The Curious Case of Coal In the Crossword
What is considered pop culture varies depends on your circle. For some — it's the Kardashians. For some — it's the New York Times crossword. The crossword is a staple for many: our co-founder Ingrid, grandparents everywhere, and, I recently learned, a lot of climate activists on Twitter. This is how it came to my attention that last week, The New York Times published a crossword clue for "greener energy source" whose answer was "cleancoal."
Okay I am sorry for the spoilers for Monday's @nytimes crossword but clean coal is not a "greener energy source." Do better.
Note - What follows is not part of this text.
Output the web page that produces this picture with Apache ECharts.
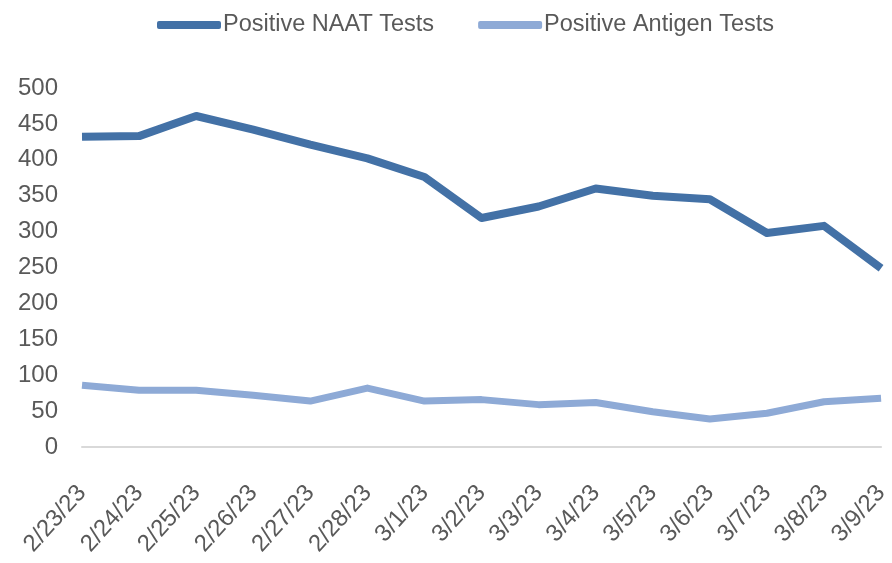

— Molly Fisch-Friedman (@MFischFriedman) January 10, 2022
The backlash was swift and severe, and before too long, but after many tweets later, a correction was issued. A correction was issued, because clean coal is not a proven technology and has come to be used as a delay tactic. We need real action now, and we have proven solutions like wind, solar, and more. We don't need industry pipe dreams.
Now, the crossword doesn't seem to be a high stakes battle, and it's not. However, it is indicative of a larger problem — the siloing climate reporters and journalism. The climate crisis affects our health, our economy, the weather, and pretty much every news beat there is. When it's not covered holistically, it leads to a situation like this one. A situation where one of the nation's premier papers, with a thriving climate reporting team, publishes a crossword with clean coal and regularly writes ads for the fossil fuel industry (if you'd like to stop that — check out the #AdsNotFit2Print petition.)
This crossword was just the latest example of how climate denial and delay slides into our everyday lives from cultural touchstones as seemingly innocuous as the morning crossword. To do better we must ask that all our content creators have some base knowledge and ethics about this crisis, not just the climate reporters.